__Material provided__.
---------------
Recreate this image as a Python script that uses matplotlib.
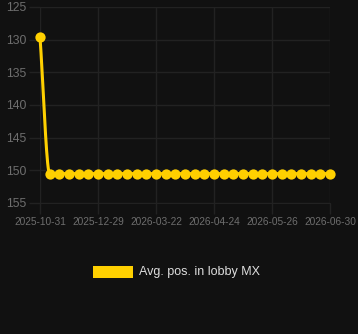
import numpy as np
import matplotlib
matplotlib.use("Agg")
import matplotlib.pyplot as plt
from matplotlib.patches import Rectangle

BG = "#111111"
GOLD = "#FFD000"
GRID = "#222222"
TICK = "#6e6e6e"

# one value per snapshot (category axis), first one higher in the lobby
positions = [129.6] + [150.5] * 30
tick_idx = [0, 6, 12, 18, 24, 30]
tick_labels = ["2025-10-31", "2025-12-29", "2026-03-22", "2026-04-24", "2026-05-26", "2026-06-30"]
y_ticks = [125, 130, 135, 140, 145, 150, 155]
series_name = "Avg. pos. in lobby MX"


def monotone_curve(x, y, n=20):
    # monotone cubic hermite, like a chart.js smoothed line
    x = np.asarray(x, float)
    y = np.asarray(y, float)
    h = np.diff(x)
    d = np.diff(y) / h
    m = np.zeros_like(y)
    m[0], m[-1] = d[0], d[-1]
    for i in range(1, len(y) - 1):
        m[i] = 0 if d[i - 1] * d[i] <= 0 else (d[i - 1] + d[i]) / 2
    for i in range(len(d)):
        if d[i] == 0:
            m[i] = m[i + 1] = 0
    xs, ys = [], []
    for i in range(len(d)):
        t = np.linspace(0, 1, n)
        h00 = 2 * t**3 - 3 * t**2 + 1
        h10 = t**3 - 2 * t**2 + t
        h01 = -2 * t**3 + 3 * t**2
        h11 = t**3 - t**2
        xs.append(x[i] + t * h[i])
        ys.append(h00 * y[i] + h10 * h[i] * m[i] + h01 * y[i + 1] + h11 * h[i] * m[i + 1])
    return np.concatenate(xs), np.concatenate(ys)


fig = plt.figure(figsize=(3.58, 3.34), dpi=100, facecolor=BG)
ax = fig.add_axes([40 / 358, 1 - 203 / 334, 290 / 358, 196 / 334], facecolor=BG)
plt.rcParams["font.family"] = ["Liberation Sans", "DejaVu Sans"]

xi = np.arange(len(positions))
cx, cy = monotone_curve(xi, positions)
ax.plot(cx, cy, color=GOLD, linewidth=2.2, clip_on=False, zorder=3)
ax.plot(xi, positions, "o", color=GOLD, markersize=7.4, markeredgewidth=0, clip_on=False, zorder=4)

ax.set_xlim(0, len(positions) - 1)
ax.set_ylim(155, 125)
ax.set_yticks(y_ticks)
ax.set_xticks(tick_idx)
ax.set_xticklabels(tick_labels, family="Liberation Sans")
ax.set_yticklabels([str(v) for v in y_ticks], family="Liberation Sans")
ax.tick_params(axis="x", colors=GRID, labelcolor=TICK, labelsize=7.3, length=8, width=1, pad=2)
ax.tick_params(axis="y", colors=GRID, labelcolor=TICK, labelsize=8.8, length=8, width=1, pad=2)
ax.grid(True, color=GRID, linewidth=1)
for s in ax.spines.values():
    s.set_visible(False)
ax.spines["bottom"].set_visible(True)
ax.spines["bottom"].set_color(GRID)
ax.spines["left"].set_visible(True)
ax.spines["left"].set_color(GRID)

# legend drawn chart.js style below the plot
fig.patches.append(Rectangle((93 / 358, 1 - 278 / 334), 40 / 358, 12 / 334,
                             transform=fig.transFigure, facecolor=GOLD, edgecolor="none"))
fig.text(139 / 358, 1 - 272 / 334, series_name, color="#dddddd", fontsize=9,
         family="Liberation Sans", va="center", ha="left")

fig.savefig("out.png", dpi=100, facecolor=BG)
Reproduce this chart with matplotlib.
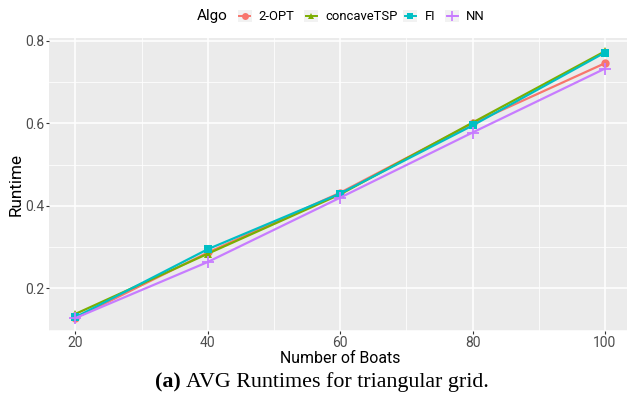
import matplotlib
matplotlib.use("Agg")
import matplotlib.pyplot as plt
from matplotlib.lines import Line2D
from matplotlib.patches import Rectangle
from matplotlib.transforms import offset_copy

# average runtimes per algorithm
boats = [20, 40, 60, 80, 100]
algos = ["2-OPT", "concaveTSP", "FI", "NN"]
rt_2opt = [0.128, 0.287, 0.432, 0.600, 0.746]
rt_concave = [0.138, 0.284, 0.428, 0.602, 0.775]
rt_fi = [0.130, 0.295, 0.430, 0.595, 0.772]
rt_nn = [0.128, 0.264, 0.420, 0.578, 0.733]
runtimes = [rt_2opt, rt_concave, rt_fi, rt_nn]

colors = ["#F8766D", "#7CAE00", "#00BFC4", "#C77CFF"]
markers = ["o", "^", "s", "+"]

plt.rcParams["font.family"] = ["Roboto", "DejaVu Sans"]

W, H = 627, 398
fig = plt.figure(figsize=(W / 100, H / 100), dpi=100)
ax = fig.add_axes([0.0781, 0.1683, 0.929, 0.736])
ax.set_facecolor("#EBEBEB")
for s in ax.spines.values():
    s.set_visible(False)

for name, vals, c, m in zip(algos, runtimes, colors, markers):
    ax.plot(boats, vals, color=c, lw=1.6, marker=m, ms=6 if m != "+" else 8,
            mew=1.3 if m == "+" else 0, label=name, zorder=3)

ax.set_xlim(16, 104)
ax.set_ylim(0.0965, 0.807)
ax.set_xticks(boats)
ax.set_yticks([0.2, 0.4, 0.6, 0.8])
ax.set_xticks([30, 50, 70, 90], minor=True)
ax.set_yticks([0.1, 0.3, 0.5, 0.7], minor=True)
ax.grid(which="major", color="white", lw=1.1)
ax.grid(which="minor", color="white", lw=0.55)
ax.set_axisbelow(True)
ax.tick_params(which="major", length=2.2, width=0.8, color="#333333",
               labelsize=10, labelcolor="#4D4D4D", pad=1.2)
ax.tick_params(which="minor", length=0)
ax.set_xlabel("Number of Boats", fontsize=11.4, labelpad=1)
ax.set_ylabel("Runtime", fontsize=12.3, labelpad=1)

# legend row along the top: title, then grey key squares with labels
leg_y = 1 - 16 / H
fig.text(197 / W, leg_y, "Algo", fontsize=11, va="center", ha="left")
key_x = [238, 304, 403, 445]
label_x = [258, 325, 425, 466]
for name, c, m, kx, lx in zip(algos, colors, markers, key_x, label_x):
    fig.add_artist(Rectangle((kx / W, (H - 22) / H), 14 / W, 12 / H,
                             transform=fig.transFigure, facecolor="#F2F2F2",
                             edgecolor="none"))
    fig.add_artist(Line2D([(kx + 1.5) / W, (kx + 7) / W, (kx + 12.5) / W],
                          [leg_y] * 3, transform=fig.transFigure, color=c,
                          lw=1.4, marker=m, markevery=[1],
                          ms=5 if m != "+" else 7,
                          mew=1.2 if m == "+" else 0))
    fig.text(lx / W, leg_y, name, fontsize=9.4, va="center", ha="left")

# caption: bold "(a)" followed by the title text
cap_y = 1 - 382 / H
t1 = fig.text(155 / W, cap_y, "(a)", fontsize=15.8, weight="bold",
              family="Liberation Serif", va="center", ha="left")
fig.canvas.draw()
w = t1.get_window_extent().width
fig.text(155 / W, cap_y, "AVG Runtimes for triangular grid.", fontsize=15.8,
         family="Liberation Serif", va="center", ha="left",
         transform=offset_copy(fig.transFigure, fig=fig, x=w + 5, units="dots"))

fig.savefig("out.png", dpi=100)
---------------
__Aim of the exercise__. Set the data above down again exactly as given, with no pictures.

__Solved exercise__.
Recreate this image as a Python script that uses matplotlib.
import numpy as np
import matplotlib
matplotlib.use("Agg")
import matplotlib.pyplot as plt
from matplotlib.patches import Rectangle

BG = "#111111"
GOLD = "#FFD000"
GRID = "#222222"
TICK = "#6e6e6e"

# one value per snapshot (category axis), first one higher in the lobby
positions = [129.6] + [150.5] * 30
tick_idx = [0, 6, 12, 18, 24, 30]
tick_labels = ["2025-10-31", "2025-12-29", "2026-03-22", "2026-04-24", "2026-05-26", "2026-06-30"]
y_ticks = [125, 130, 135, 140, 145, 150, 155]
series_name = "Avg. pos. in lobby MX"


def monotone_curve(x, y, n=20):
    # monotone cubic hermite, like a chart.js smoothed line
    x = np.asarray(x, float)
    y = np.asarray(y, float)
    h = np.diff(x)
    d = np.diff(y) / h
    m = np.zeros_like(y)
    m[0], m[-1] = d[0], d[-1]
    for i in range(1, len(y) - 1):
        m[i] = 0 if d[i - 1] * d[i] <= 0 else (d[i - 1] + d[i]) / 2
    for i in range(len(d)):
        if d[i] == 0:
            m[i] = m[i + 1] = 0
    xs, ys = [], []
    for i in range(len(d)):
        t = np.linspace(0, 1, n)
        h00 = 2 * t**3 - 3 * t**2 + 1
        h10 = t**3 - 2 * t**2 + t
        h01 = -2 * t**3 + 3 * t**2
        h11 = t**3 - t**2
        xs.append(x[i] + t * h[i])
        ys.append(h00 * y[i] + h10 * h[i] * m[i] + h01 * y[i + 1] + h11 * h[i] * m[i + 1])
    return np.concatenate(xs), np.concatenate(ys)


fig = plt.figure(figsize=(3.58, 3.34), dpi=100, facecolor=BG)
ax = fig.add_axes([40 / 358, 1 - 203 / 334, 290 / 358, 196 / 334], facecolor=BG)
plt.rcParams["font.family"] = ["Liberation Sans", "DejaVu Sans"]

xi = np.arange(len(positions))
cx, cy = monotone_curve(xi, positions)
ax.plot(cx, cy, color=GOLD, linewidth=2.2, clip_on=False, zorder=3)
ax.plot(xi, positions, "o", color=GOLD, markersize=7.4, markeredgewidth=0, clip_on=False, zorder=4)

ax.set_xlim(0, len(positions) - 1)
ax.set_ylim(155, 125)
ax.set_yticks(y_ticks)
ax.set_xticks(tick_idx)
ax.set_xticklabels(tick_labels, family="Liberation Sans")
ax.set_yticklabels([str(v) for v in y_ticks], family="Liberation Sans")
ax.tick_params(axis="x", colors=GRID, labelcolor=TICK, labelsize=7.3, length=8, width=1, pad=2)
ax.tick_params(axis="y", colors=GRID, labelcolor=TICK, labelsize=8.8, length=8, width=1, pad=2)
ax.grid(True, color=GRID, linewidth=1)
for s in ax.spines.values():
    s.set_visible(False)
ax.spines["bottom"].set_visible(True)
ax.spines["bottom"].set_color(GRID)
ax.spines["left"].set_visible(True)
ax.spines["left"].set_color(GRID)

# legend drawn chart.js style below the plot
fig.patches.append(Rectangle((93 / 358, 1 - 278 / 334), 40 / 358, 12 / 334,
                             transform=fig.transFigure, facecolor=GOLD, edgecolor="none"))
fig.text(139 / 358, 1 - 272 / 334, series_name, color="#dddddd", fontsize=9,
         family="Liberation Sans", va="center", ha="left")

fig.savefig("out.png", dpi=100, facecolor=BG)
Reproduce this chart with matplotlib.
import matplotlib
matplotlib.use("Agg")
import matplotlib.pyplot as plt
from matplotlib.lines import Line2D
from matplotlib.patches import Rectangle
from matplotlib.transforms import offset_copy

# average runtimes per algorithm
boats = [20, 40, 60, 80, 100]
algos = ["2-OPT", "concaveTSP", "FI", "NN"]
rt_2opt = [0.128, 0.287, 0.432, 0.600, 0.746]
rt_concave = [0.138, 0.284, 0.428, 0.602, 0.775]
rt_fi = [0.130, 0.295, 0.430, 0.595, 0.772]
rt_nn = [0.128, 0.264, 0.420, 0.578, 0.733]
runtimes = [rt_2opt, rt_concave, rt_fi, rt_nn]

colors = ["#F8766D", "#7CAE00", "#00BFC4", "#C77CFF"]
markers = ["o", "^", "s", "+"]

plt.rcParams["font.family"] = ["Roboto", "DejaVu Sans"]

W, H = 627, 398
fig = plt.figure(figsize=(W / 100, H / 100), dpi=100)
ax = fig.add_axes([0.0781, 0.1683, 0.929, 0.736])
ax.set_facecolor("#EBEBEB")
for s in ax.spines.values():
    s.set_visible(False)

for name, vals, c, m in zip(algos, runtimes, colors, markers):
    ax.plot(boats, vals, color=c, lw=1.6, marker=m, ms=6 if m != "+" else 8,
            mew=1.3 if m == "+" else 0, label=name, zorder=3)

ax.set_xlim(16, 104)
ax.set_ylim(0.0965, 0.807)
ax.set_xticks(boats)
ax.set_yticks([0.2, 0.4, 0.6, 0.8])
ax.set_xticks([30, 50, 70, 90], minor=True)
ax.set_yticks([0.1, 0.3, 0.5, 0.7], minor=True)
ax.grid(which="major", color="white", lw=1.1)
ax.grid(which="minor", color="white", lw=0.55)
ax.set_axisbelow(True)
ax.tick_params(which="major", length=2.2, width=0.8, color="#333333",
               labelsize=10, labelcolor="#4D4D4D", pad=1.2)
ax.tick_params(which="minor", length=0)
ax.set_xlabel("Number of Boats", fontsize=11.4, labelpad=1)
ax.set_ylabel("Runtime", fontsize=12.3, labelpad=1)

# legend row along the top: title, then grey key squares with labels
leg_y = 1 - 16 / H
fig.text(197 / W, leg_y, "Algo", fontsize=11, va="center", ha="left")
key_x = [238, 304, 403, 445]
label_x = [258, 325, 425, 466]
for name, c, m, kx, lx in zip(algos, colors, markers, key_x, label_x):
    fig.add_artist(Rectangle((kx / W, (H - 22) / H), 14 / W, 12 / H,
                             transform=fig.transFigure, facecolor="#F2F2F2",
                             edgecolor="none"))
    fig.add_artist(Line2D([(kx + 1.5) / W, (kx + 7) / W, (kx + 12.5) / W],
                          [leg_y] * 3, transform=fig.transFigure, color=c,
                          lw=1.4, marker=m, markevery=[1],
                          ms=5 if m != "+" else 7,
                          mew=1.2 if m == "+" else 0))
    fig.text(lx / W, leg_y, name, fontsize=9.4, va="center", ha="left")

# caption: bold "(a)" followed by the title text
cap_y = 1 - 382 / H
t1 = fig.text(155 / W, cap_y, "(a)", fontsize=15.8, weight="bold",
              family="Liberation Serif", va="center", ha="left")
fig.canvas.draw()
w = t1.get_window_extent().width
fig.text(155 / W, cap_y, "AVG Runtimes for triangular grid.", fontsize=15.8,
         family="Liberation Serif", va="center", ha="left",
         transform=offset_copy(fig.transFigure, fig=fig, x=w + 5, units="dots"))

fig.savefig("out.png", dpi=100)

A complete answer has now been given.